- Data shown -
— Start —

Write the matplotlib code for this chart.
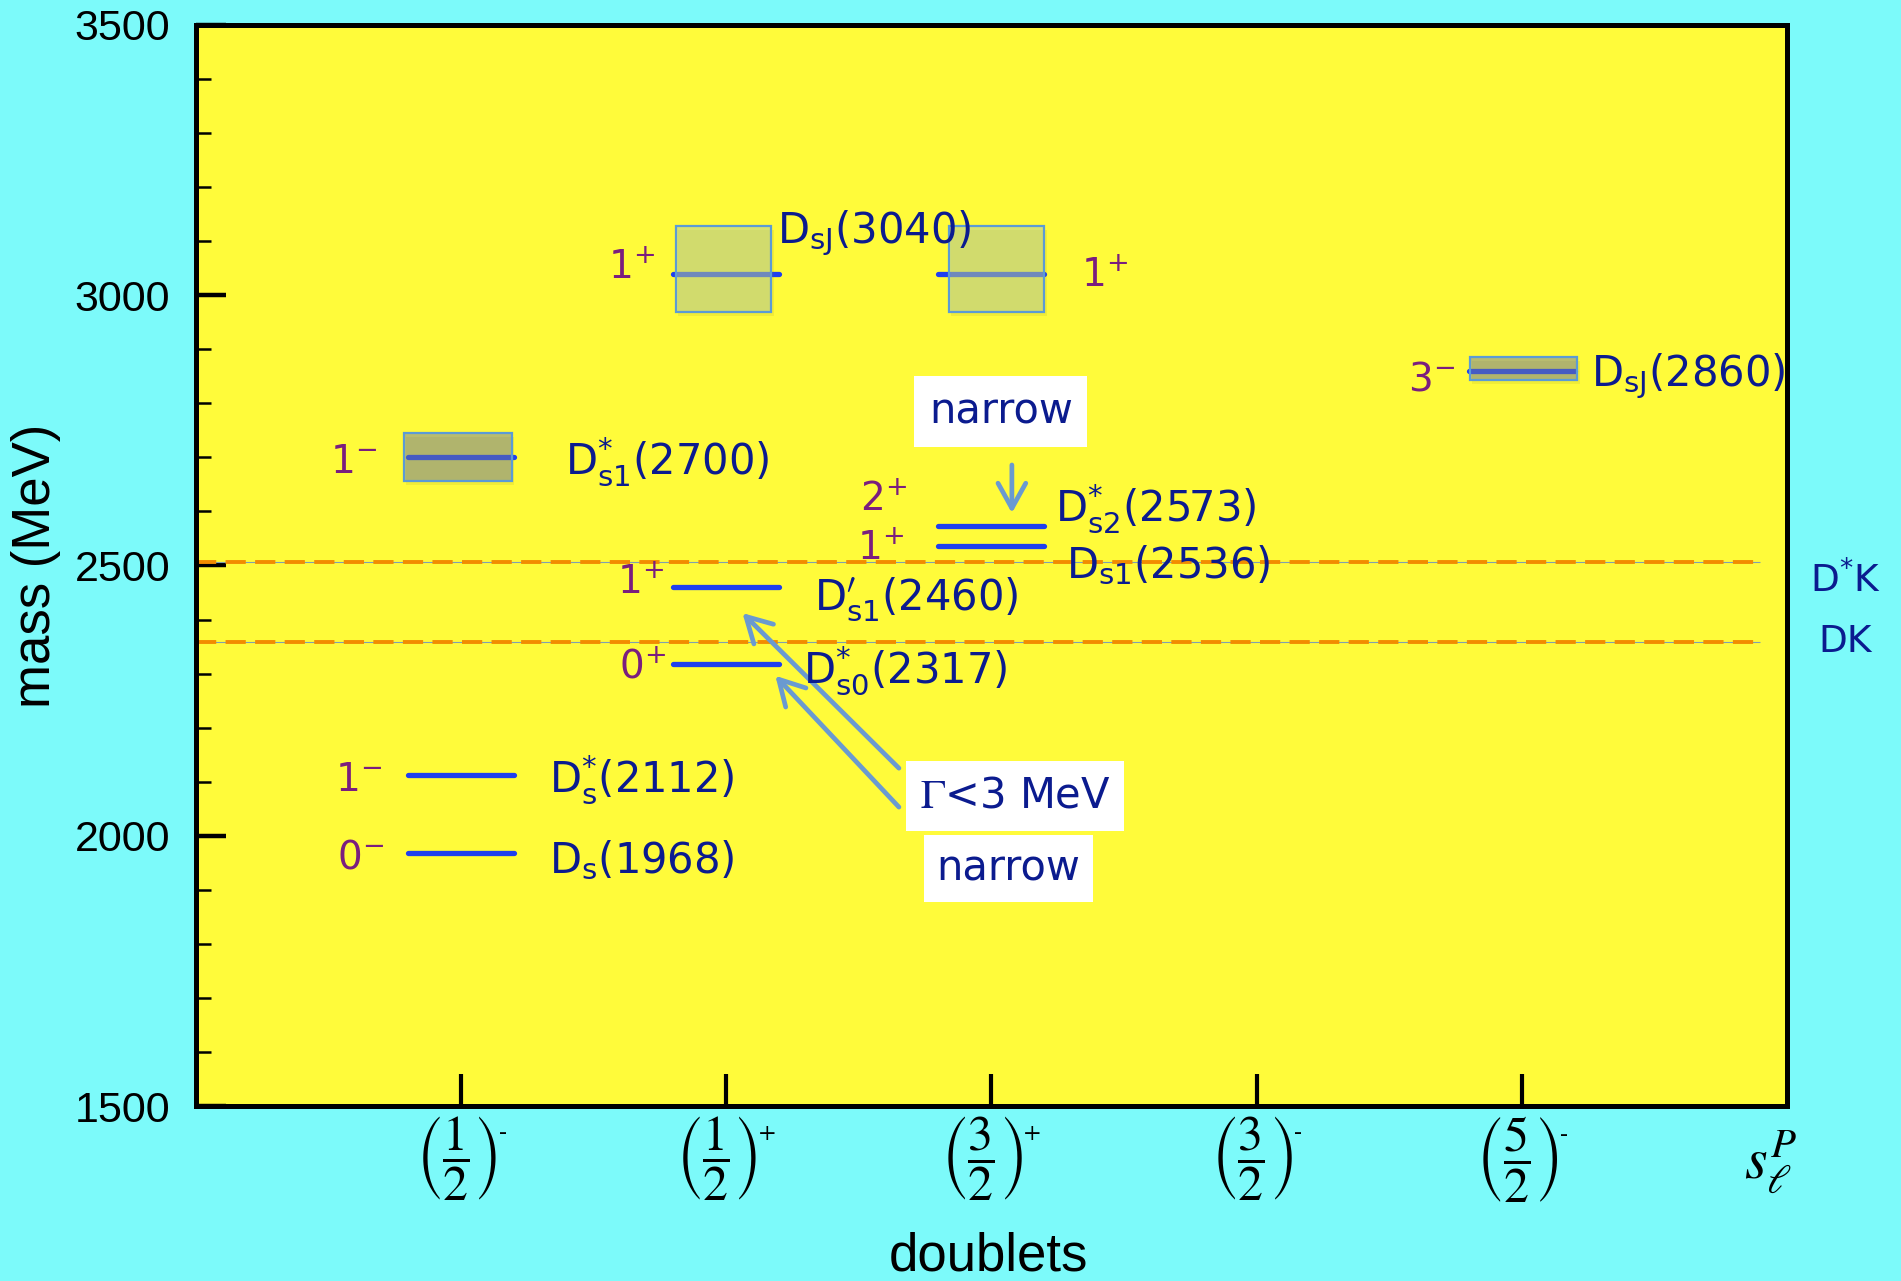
import matplotlib.pyplot as plt
from matplotlib.ticker import MultipleLocator, FixedLocator
from matplotlib.patches import Rectangle
from matplotlib.transforms import blended_transform_factory

# doublets on the x axis
doublets = [1, 2, 3, 4, 5]
doublet_labels = [r'$\left(\dfrac{1}{2}\right)^{\!^{\text{-}}}$',
                  r'$\left(\dfrac{1}{2}\right)^{\!^{\text{+}}}$',
                  r'$\left(\dfrac{3}{2}\right)^{\!^{\text{+}}}$',
                  r'$\left(\dfrac{3}{2}\right)^{\!^{\text{-}}}$',
                  r'$\left(\dfrac{5}{2}\right)^{\!^{\text{-}}}$']

# observed Ds levels
state_x = [1, 1, 1, 2, 2, 2, 3, 3, 3, 5]
state_mass = [1968, 2112, 2700, 2317, 2460, 3040, 2536, 2573, 3040, 2860]
state_jp = [r'0$^{-}$', r'1$^{-}$', r'1$^{-}$', r'0$^{+}$', r'1$^{+}$',
            r'1$^{+}$', r'1$^{+}$', r'2$^{+}$', r'1$^{+}$', r'3$^{-}$']
state_name = [r'D$_{\mathregular{s}}$(1968)',
              r'D$^{*}_{\mathregular{s}}$(2112)',
              r'D$^{*}_{\mathregular{s1}}$(2700)',
              r'D$^{*}_{\mathregular{s0}}$(2317)',
              r'D$^{\prime}_{\mathregular{s1}}$(2460)',
              r'D$_{\mathregular{sJ}}$(3040)',
              r'D$_{\mathregular{s1}}$(2536)',
              r'D$^{*}_{\mathregular{s2}}$(2573)',
              None,
              r'D$_{\mathregular{sJ}}$(2860)']

# mass uncertainty bands
band_x = [1, 2, 3, 5]
band_lo = [2657, 2969, 2969, 2843]
band_hi = [2745, 3129, 3129, 2886]

# open-charm thresholds
thresh_mass = [2359, 2507]
thresh_label = ['DK', r'D$^{*}$K']

navy = '#0B1B8F'
purple = '#7A1E7E'
lineblue = '#1F3FEF'
arrowblue = '#6A9AD0'

# label placement: (dx from level centre, dy from level) in data units
name_pos = [(0.33, -38), (0.33, -32), (0.39, -32), (0.29, -35), (0.33, -41),
            (0.19, 57), (0.28, -59), (0.24, 8), None, (0.26, -28)]
jp_pos = [(-0.289, -29, 'right'), (-0.30, -30, 'right'), (-0.317, -29, 'right'),
          (-0.227, -26, 'right'), (-0.236, -12, 'right'), (-0.27, -10, 'right'),
          (-0.33, -25, 'right'), (-0.32, 28, 'right'), (0.338, -24, 'left'),
          (-0.253, -37, 'right')]
band_dx = [(-0.215, 0.19), (-0.19, 0.17), (-0.16, 0.2), (-0.194, 0.21)]
band_face = [(100/255, 114/255, 175/255, 0.46), (179/255, 203/255, 164/255, 0.5),
             (179/255, 203/255, 164/255, 0.5), (100/255, 114/255, 175/255, 0.46)]

fig = plt.figure(figsize=(19.01, 12.81), dpi=100, facecolor='#7CFAFA')
ax = fig.add_axes([0.1031, 0.1366, 0.8369, 0.8439])
ax.set_facecolor('#FFFB3A')
ax.set_xlim(0, 6)
ax.set_ylim(1500, 3500)

for sp in ax.spines.values():
    sp.set_linewidth(3.6)
    sp.set_zorder(10)

# thresholds
for m in thresh_mass:
    ax.hlines(m, 0, 5.9, color='#7FA0B0', lw=0.8, zorder=2)
    ax.hlines(m, 0, 5.9, color='#F28C00', lw=2.8, linestyles=(0, (5.2, 2.4)), zorder=2)
ax.text(6.22, thresh_mass[1] - 35, thresh_label[1], color=navy, fontsize=27,
        ha='center', va='center', clip_on=False)
ax.text(6.22, thresh_mass[0], thresh_label[0], color=navy, fontsize=27,
        ha='center', va='center', clip_on=False)

# levels
for i, (x, m) in enumerate(zip(state_x, state_mass)):
    ax.plot([x - 0.2, x + 0.2], [m, m], color=lineblue, lw=3.8,
            solid_capstyle='round', zorder=3)
    if state_name[i] is not None:
        dx, dy = name_pos[i]
        ax.text(x + dx, m + dy, state_name[i], color=navy, fontsize=30,
                ha='left', va='baseline', zorder=6)
    dx, dy, ha = jp_pos[i]
    ax.text(x + dx, m + dy, state_jp[i], color=purple, fontsize=28,
            ha=ha, va='baseline', zorder=6)

# uncertainty bands
for x, lo, hi, (d0, d1), fc in zip(band_x, band_lo, band_hi, band_dx, band_face):
    ax.add_patch(Rectangle((x + d0 + 0.008, lo - 8), d1 - d0, hi - lo,
                           facecolor=(0.55, 0.55, 0.1, 0.12), edgecolor='none', zorder=3.5))
    ax.add_patch(Rectangle((x + d0, lo), d1 - d0, hi - lo, facecolor=fc,
                           edgecolor='#5B9BD5', lw=1.6, zorder=4))

# annotations
box = dict(boxstyle='square,pad=0.35', facecolor='white', edgecolor='none')
ax.text(3.035, 2785, 'narrow', color=navy, fontsize=30, ha='center', va='center',
        bbox=box, zorder=7)
ax.text(3.09, 2074, r'$\Gamma$<3 MeV', color=navy, fontsize=30, ha='center',
        va='center', bbox=dict(boxstyle='square,pad=0.33', facecolor='white',
                               edgecolor='none'),
        math_fontfamily='stix', zorder=8)
ax.text(3.063, 1939, 'narrow', color=navy, fontsize=30, ha='center', va='center',
        bbox=dict(boxstyle='square,pad=0.3', facecolor='white', edgecolor='none'),
        zorder=7)

arrow = dict(arrowstyle='->,head_length=0.9,head_width=0.5', color=arrowblue,
             lw=3.4, shrinkA=0, shrinkB=0, mutation_scale=20)
ax.annotate('', xy=(2.061, 2412), xytext=(2.651, 2125), arrowprops=arrow, zorder=5)
ax.annotate('', xy=(2.185, 2296), xytext=(2.651, 2053), arrowprops=arrow, zorder=5)
ax.annotate('', xy=(3.077, 2597), xytext=(3.077, 2686), arrowprops=arrow, zorder=5)

# axes and ticks
ax.xaxis.set_major_locator(FixedLocator(doublets))
ax.set_xticklabels(doublet_labels, fontsize=36)
for lbl in ax.get_xticklabels():
    lbl.set_math_fontfamily('stix')
ax.tick_params(axis='x', direction='in', length=23, width=3, pad=6)
ax.yaxis.set_major_locator(MultipleLocator(500))
ax.yaxis.set_minor_locator(MultipleLocator(100))
ax.tick_params(axis='y', which='major', direction='in', length=21.6, width=3.2,
               pad=18.7, labelsize=31)
ax.tick_params(axis='y', which='minor', direction='in', length=10.8, width=1.8)
for lbl in ax.get_yticklabels():
    lbl.set_fontfamily('Liberation Sans')

ax.set_xlabel('doublets', fontsize=38, family='Liberation Sans')
ax.xaxis.set_label_coords(0.498, -0.116)
ax.set_ylabel('mass (MeV)', fontsize=38, family='Liberation Sans')
ax.yaxis.set_label_coords(-0.085, 0.5)

trans = blended_transform_factory(ax.transData, ax.transAxes)
ax.text(5.94, -0.052, r'$s_{\ell}^{P}$', transform=trans, fontsize=42,
        ha='center', va='center', math_fontfamily='stix', clip_on=False)

fig.savefig('out.png', dpi=100, facecolor=fig.get_facecolor())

— End —

- Instruction -
Go from the first line of the listing to the line holding "from matplotlib.transforms import" and, please, transcribe those lines exactly, both included, with no pictures.

- Response below -
Write the matplotlib code for this chart.
import matplotlib.pyplot as plt
from matplotlib.ticker import MultipleLocator, FixedLocator
from matplotlib.patches import Rectangle
from matplotlib.transforms import blended_transform_factory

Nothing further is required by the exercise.